#### [Exercise]
Reproduce word for word the lines from the beginning of the entries to the line with "x_ticks = [0, 1, 2, 3, 4]", both included, but none of the pictures.

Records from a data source
....

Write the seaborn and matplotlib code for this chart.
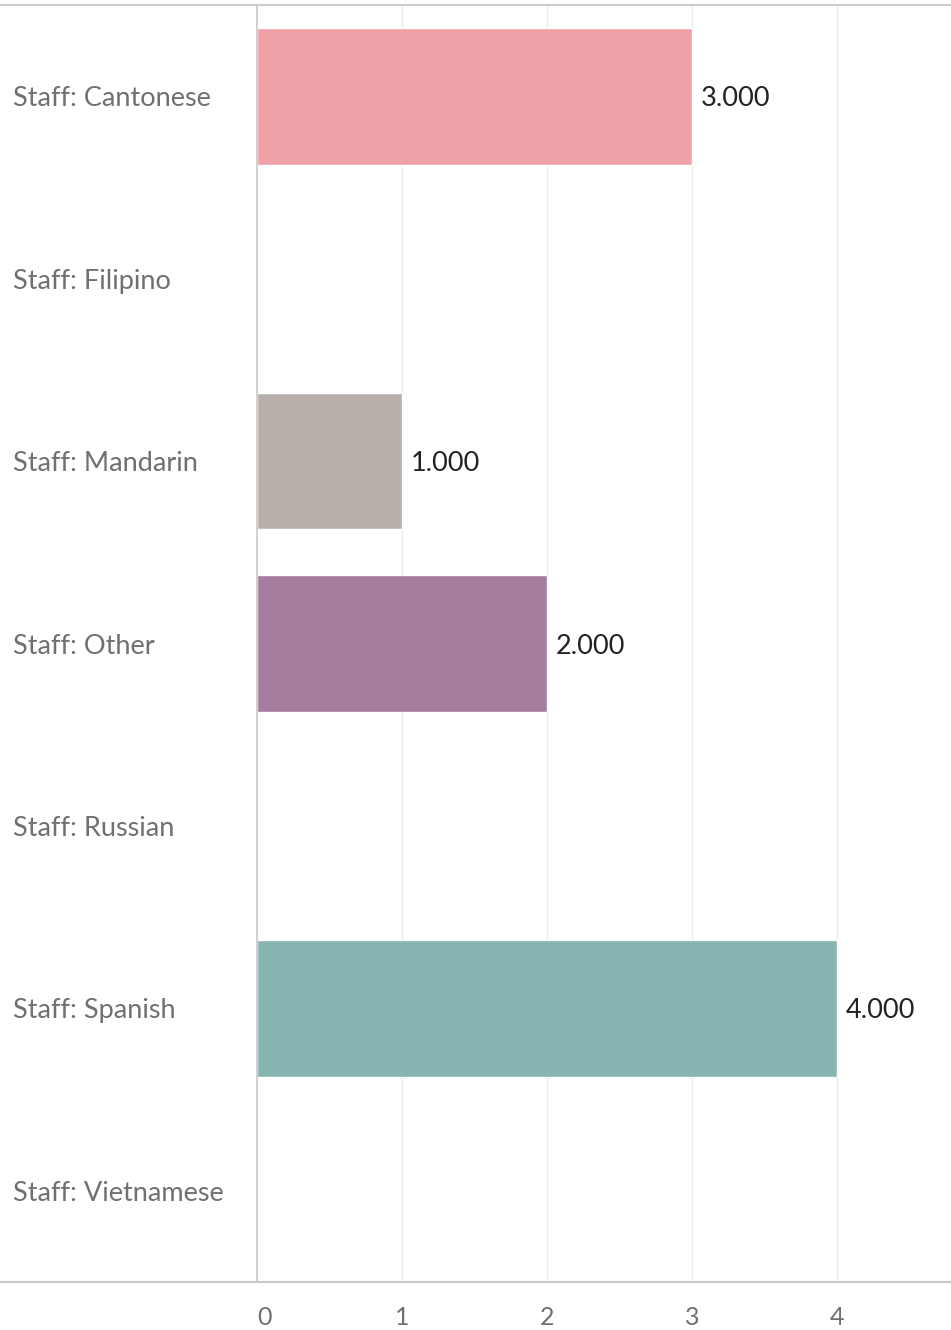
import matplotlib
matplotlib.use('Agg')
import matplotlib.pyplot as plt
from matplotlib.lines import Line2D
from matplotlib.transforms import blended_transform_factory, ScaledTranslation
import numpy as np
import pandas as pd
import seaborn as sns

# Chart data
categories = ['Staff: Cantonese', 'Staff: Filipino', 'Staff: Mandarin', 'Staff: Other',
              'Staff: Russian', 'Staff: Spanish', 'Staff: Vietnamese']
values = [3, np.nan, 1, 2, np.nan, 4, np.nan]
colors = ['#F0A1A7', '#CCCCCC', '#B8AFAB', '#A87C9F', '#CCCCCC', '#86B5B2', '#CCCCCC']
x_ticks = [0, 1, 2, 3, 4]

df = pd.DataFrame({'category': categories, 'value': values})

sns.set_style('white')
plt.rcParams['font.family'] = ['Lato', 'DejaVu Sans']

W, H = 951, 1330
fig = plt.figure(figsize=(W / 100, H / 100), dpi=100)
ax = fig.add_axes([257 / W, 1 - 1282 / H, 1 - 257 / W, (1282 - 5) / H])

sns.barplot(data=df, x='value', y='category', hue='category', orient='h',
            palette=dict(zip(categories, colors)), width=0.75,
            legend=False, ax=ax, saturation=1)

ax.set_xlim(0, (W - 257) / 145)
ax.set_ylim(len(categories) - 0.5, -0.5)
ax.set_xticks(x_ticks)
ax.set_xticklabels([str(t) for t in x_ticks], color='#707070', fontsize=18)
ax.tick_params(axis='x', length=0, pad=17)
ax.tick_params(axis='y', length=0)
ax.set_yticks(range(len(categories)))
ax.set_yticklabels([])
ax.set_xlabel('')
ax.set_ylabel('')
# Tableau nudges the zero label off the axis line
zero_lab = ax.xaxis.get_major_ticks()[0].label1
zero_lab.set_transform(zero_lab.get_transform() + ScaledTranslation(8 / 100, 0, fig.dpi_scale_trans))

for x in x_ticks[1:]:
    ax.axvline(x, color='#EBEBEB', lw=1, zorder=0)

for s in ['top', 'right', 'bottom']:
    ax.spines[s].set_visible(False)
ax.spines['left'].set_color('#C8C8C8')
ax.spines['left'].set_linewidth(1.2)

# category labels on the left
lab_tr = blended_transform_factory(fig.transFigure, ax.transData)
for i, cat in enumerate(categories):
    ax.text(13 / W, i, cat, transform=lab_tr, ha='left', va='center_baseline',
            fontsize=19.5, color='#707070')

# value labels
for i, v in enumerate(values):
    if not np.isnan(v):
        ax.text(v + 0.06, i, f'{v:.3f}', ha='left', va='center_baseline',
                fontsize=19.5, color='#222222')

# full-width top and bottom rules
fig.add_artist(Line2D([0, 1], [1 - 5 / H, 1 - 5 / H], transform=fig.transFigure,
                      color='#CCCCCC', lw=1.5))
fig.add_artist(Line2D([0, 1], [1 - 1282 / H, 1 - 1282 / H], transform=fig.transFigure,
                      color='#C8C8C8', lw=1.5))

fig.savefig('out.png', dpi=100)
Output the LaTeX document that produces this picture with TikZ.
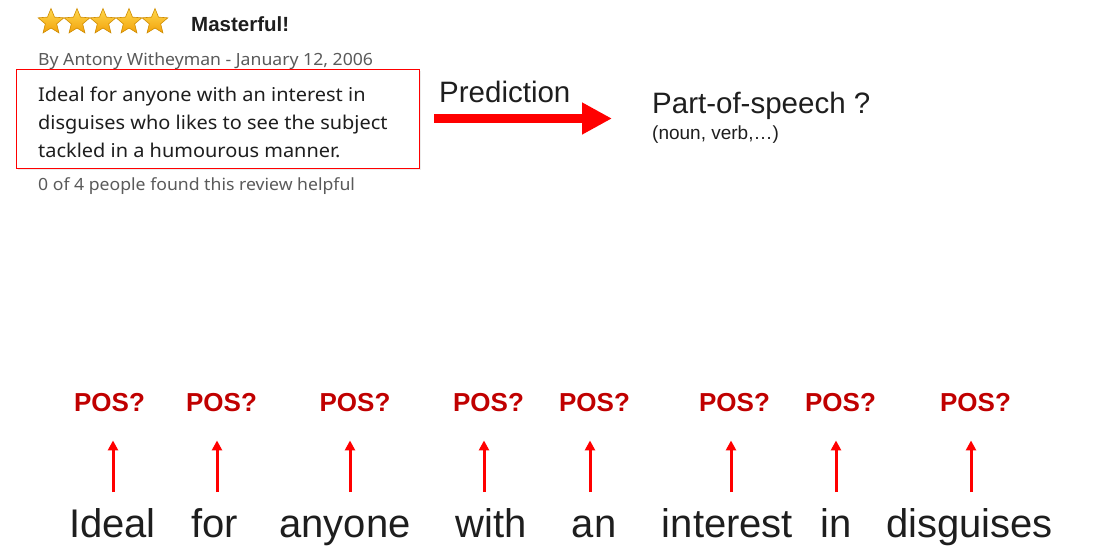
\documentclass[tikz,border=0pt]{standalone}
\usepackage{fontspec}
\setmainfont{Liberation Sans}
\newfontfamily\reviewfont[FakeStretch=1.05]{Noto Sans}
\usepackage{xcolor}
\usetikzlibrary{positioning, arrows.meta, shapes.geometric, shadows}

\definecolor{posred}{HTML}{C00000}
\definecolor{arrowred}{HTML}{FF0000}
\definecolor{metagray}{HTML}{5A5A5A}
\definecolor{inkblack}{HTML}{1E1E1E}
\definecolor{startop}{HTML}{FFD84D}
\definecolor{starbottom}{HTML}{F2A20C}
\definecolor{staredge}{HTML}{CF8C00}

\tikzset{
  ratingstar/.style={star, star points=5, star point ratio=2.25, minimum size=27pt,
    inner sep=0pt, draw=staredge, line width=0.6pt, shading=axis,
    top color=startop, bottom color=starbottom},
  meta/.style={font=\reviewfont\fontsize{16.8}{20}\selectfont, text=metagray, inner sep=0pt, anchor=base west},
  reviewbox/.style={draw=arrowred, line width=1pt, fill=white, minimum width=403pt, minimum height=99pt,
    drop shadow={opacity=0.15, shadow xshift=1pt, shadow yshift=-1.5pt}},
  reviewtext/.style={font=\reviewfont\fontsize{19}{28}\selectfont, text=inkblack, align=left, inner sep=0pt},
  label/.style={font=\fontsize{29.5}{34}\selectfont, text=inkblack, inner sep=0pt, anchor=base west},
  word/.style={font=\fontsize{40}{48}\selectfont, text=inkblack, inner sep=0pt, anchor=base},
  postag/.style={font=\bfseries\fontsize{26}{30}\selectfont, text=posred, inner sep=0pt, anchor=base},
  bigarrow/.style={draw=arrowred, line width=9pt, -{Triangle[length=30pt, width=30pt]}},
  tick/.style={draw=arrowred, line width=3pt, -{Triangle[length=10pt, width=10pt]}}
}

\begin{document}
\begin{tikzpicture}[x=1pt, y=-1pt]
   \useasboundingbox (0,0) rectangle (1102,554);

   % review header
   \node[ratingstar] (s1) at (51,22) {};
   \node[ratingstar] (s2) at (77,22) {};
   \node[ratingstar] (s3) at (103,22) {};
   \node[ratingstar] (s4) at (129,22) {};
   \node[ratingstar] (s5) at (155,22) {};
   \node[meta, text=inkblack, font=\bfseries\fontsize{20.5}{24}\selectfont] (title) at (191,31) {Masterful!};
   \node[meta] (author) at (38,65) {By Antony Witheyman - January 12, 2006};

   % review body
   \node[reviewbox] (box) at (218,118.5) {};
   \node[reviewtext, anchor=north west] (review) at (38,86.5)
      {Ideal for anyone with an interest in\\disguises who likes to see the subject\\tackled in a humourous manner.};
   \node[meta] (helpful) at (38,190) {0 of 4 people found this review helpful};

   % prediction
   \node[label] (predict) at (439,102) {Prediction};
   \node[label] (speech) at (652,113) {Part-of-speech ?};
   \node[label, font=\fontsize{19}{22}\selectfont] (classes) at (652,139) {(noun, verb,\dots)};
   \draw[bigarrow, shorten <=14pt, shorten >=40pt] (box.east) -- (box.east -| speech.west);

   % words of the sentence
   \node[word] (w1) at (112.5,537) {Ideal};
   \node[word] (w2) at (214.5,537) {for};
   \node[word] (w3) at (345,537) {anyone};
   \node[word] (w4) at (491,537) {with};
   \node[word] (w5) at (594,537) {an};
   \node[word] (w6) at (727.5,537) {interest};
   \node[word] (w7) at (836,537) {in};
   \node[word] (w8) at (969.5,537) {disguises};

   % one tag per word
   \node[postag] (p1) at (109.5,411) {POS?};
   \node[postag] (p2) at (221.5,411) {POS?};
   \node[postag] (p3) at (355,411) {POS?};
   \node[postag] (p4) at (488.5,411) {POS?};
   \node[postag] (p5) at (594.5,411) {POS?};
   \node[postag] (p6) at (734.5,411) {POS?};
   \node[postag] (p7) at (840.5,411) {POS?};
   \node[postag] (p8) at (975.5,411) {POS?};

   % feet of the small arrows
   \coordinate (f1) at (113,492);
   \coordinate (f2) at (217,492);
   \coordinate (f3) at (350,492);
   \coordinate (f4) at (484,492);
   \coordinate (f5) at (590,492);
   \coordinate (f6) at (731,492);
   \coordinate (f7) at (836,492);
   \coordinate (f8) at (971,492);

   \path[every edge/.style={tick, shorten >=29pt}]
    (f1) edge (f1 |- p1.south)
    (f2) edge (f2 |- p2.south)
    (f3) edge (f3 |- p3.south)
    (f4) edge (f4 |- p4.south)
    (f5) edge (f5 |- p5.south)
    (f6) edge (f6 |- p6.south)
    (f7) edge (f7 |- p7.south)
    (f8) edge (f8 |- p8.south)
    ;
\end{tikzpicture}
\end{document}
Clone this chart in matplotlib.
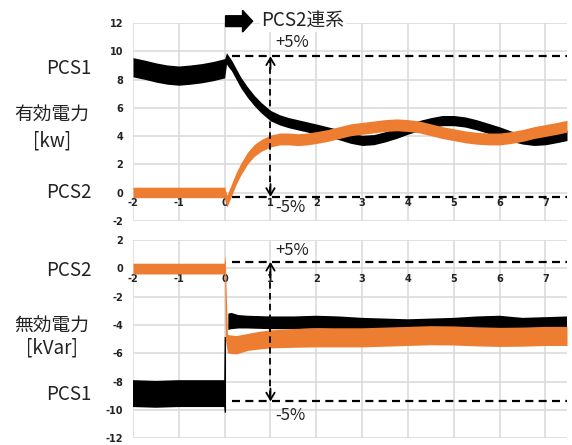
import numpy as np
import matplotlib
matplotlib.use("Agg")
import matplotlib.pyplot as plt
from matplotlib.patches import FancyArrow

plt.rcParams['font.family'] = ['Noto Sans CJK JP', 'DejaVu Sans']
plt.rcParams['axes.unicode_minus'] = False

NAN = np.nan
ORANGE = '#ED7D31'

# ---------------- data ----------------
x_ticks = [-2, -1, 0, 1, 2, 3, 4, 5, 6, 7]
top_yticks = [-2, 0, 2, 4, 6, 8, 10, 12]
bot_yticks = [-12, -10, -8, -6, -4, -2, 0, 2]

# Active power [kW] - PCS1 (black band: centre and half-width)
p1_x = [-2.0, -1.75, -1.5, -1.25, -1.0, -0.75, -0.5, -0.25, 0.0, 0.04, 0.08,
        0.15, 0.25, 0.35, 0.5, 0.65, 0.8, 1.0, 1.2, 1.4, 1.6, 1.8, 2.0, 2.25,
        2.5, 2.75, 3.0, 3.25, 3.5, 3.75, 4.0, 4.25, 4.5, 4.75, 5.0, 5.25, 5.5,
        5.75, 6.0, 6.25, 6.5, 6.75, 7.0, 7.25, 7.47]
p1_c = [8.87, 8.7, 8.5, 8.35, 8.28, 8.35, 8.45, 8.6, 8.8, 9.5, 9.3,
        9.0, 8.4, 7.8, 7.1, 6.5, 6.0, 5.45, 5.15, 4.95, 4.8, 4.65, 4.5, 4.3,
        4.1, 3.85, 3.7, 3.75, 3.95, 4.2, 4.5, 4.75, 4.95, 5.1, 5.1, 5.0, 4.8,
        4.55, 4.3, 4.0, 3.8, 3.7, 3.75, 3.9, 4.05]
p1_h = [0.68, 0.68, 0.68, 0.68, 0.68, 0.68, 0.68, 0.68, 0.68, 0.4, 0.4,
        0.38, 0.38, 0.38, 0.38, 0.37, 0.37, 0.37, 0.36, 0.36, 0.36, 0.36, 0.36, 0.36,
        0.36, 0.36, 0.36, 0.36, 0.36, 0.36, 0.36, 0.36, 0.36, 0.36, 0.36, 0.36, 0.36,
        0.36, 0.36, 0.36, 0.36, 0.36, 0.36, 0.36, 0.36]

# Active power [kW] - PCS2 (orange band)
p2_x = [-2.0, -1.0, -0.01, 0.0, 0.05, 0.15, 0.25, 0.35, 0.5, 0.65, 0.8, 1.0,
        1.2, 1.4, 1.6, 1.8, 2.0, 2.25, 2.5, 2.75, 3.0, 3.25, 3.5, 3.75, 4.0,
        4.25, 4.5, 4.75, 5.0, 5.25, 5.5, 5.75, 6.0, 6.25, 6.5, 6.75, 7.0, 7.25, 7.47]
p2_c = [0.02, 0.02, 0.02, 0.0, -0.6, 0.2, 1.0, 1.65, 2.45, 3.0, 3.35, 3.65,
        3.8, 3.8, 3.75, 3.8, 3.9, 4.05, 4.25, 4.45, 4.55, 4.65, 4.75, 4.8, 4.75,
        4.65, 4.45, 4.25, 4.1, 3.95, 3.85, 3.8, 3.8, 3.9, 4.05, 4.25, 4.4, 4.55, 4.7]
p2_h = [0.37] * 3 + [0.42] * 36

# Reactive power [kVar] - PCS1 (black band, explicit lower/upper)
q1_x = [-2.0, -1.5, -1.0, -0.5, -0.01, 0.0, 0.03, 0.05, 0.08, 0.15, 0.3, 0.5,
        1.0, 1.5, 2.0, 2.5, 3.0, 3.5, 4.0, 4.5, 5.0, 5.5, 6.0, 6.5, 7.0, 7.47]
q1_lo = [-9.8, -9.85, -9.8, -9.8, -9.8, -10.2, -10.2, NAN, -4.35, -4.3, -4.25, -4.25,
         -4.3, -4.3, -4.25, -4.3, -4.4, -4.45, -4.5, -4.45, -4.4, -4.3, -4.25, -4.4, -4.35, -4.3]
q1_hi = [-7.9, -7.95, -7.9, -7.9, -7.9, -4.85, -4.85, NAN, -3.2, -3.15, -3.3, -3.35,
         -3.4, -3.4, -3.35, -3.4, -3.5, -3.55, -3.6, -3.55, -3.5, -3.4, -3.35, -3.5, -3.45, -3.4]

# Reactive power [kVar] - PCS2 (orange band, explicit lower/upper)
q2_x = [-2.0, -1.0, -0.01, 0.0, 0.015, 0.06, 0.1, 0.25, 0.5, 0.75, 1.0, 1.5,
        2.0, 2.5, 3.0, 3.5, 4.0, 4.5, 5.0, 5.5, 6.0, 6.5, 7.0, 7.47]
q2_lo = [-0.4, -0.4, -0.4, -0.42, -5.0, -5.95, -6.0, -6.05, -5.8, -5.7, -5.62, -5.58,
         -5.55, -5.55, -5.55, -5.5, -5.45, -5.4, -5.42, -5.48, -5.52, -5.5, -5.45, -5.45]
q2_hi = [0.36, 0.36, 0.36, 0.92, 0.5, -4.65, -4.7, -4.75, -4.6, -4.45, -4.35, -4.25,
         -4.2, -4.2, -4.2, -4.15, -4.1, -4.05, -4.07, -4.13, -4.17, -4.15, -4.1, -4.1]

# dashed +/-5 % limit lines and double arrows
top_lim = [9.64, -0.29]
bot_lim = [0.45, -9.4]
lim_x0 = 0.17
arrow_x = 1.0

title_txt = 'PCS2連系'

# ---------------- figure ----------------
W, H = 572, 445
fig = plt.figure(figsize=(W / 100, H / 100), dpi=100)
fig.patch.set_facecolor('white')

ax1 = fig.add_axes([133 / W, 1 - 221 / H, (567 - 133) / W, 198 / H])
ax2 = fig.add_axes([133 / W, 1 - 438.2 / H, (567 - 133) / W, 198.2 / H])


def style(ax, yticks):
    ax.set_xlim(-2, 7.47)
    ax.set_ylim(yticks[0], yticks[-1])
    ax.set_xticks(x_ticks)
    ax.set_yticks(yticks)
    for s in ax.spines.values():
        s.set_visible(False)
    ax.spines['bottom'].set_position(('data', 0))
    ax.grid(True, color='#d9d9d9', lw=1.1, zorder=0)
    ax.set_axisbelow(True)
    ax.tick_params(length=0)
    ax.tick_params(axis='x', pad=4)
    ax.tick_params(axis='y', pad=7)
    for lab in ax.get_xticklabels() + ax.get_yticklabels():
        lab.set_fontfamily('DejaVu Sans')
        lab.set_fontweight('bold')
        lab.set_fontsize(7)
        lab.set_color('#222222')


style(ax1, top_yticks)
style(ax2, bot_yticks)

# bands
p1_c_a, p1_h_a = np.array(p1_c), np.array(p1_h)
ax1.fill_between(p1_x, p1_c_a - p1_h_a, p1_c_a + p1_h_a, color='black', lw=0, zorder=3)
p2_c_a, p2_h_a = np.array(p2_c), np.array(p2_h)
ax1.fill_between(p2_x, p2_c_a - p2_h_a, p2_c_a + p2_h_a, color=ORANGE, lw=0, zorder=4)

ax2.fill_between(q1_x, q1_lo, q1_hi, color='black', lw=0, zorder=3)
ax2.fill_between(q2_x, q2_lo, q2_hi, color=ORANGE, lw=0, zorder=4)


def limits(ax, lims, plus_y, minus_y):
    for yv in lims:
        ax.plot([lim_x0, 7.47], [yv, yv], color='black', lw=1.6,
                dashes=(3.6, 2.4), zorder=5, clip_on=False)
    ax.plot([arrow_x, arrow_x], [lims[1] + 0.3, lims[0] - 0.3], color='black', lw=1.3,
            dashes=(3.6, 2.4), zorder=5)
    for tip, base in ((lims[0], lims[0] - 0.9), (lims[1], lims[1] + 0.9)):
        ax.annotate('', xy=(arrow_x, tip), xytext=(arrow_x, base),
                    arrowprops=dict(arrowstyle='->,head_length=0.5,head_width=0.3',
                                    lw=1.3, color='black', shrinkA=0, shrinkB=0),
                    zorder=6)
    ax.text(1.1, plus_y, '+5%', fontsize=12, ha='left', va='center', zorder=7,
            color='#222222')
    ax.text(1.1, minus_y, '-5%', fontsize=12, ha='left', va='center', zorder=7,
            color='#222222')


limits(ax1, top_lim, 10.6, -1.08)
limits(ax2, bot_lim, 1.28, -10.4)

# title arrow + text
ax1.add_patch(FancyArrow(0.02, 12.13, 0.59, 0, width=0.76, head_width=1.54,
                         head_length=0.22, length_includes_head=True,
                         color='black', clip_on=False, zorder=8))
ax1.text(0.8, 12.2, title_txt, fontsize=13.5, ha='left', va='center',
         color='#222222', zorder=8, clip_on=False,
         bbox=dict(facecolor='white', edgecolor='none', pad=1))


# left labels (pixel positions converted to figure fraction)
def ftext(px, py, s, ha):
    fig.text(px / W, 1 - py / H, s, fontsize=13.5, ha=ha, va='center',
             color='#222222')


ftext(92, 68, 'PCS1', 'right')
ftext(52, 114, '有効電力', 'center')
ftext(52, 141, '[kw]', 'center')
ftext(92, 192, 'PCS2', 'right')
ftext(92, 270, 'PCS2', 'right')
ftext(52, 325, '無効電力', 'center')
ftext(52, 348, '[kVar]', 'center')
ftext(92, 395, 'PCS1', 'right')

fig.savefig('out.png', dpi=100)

....

#### [Exercise response]
Write the seaborn and matplotlib code for this chart.
import matplotlib
matplotlib.use('Agg')
import matplotlib.pyplot as plt
from matplotlib.lines import Line2D
from matplotlib.transforms import blended_transform_factory, ScaledTranslation
import numpy as np
import pandas as pd
import seaborn as sns

# Chart data
categories = ['Staff: Cantonese', 'Staff: Filipino', 'Staff: Mandarin', 'Staff: Other',
              'Staff: Russian', 'Staff: Spanish', 'Staff: Vietnamese']
values = [3, np.nan, 1, 2, np.nan, 4, np.nan]
colors = ['#F0A1A7', '#CCCCCC', '#B8AFAB', '#A87C9F', '#CCCCCC', '#86B5B2', '#CCCCCC']
x_ticks = [0, 1, 2, 3, 4]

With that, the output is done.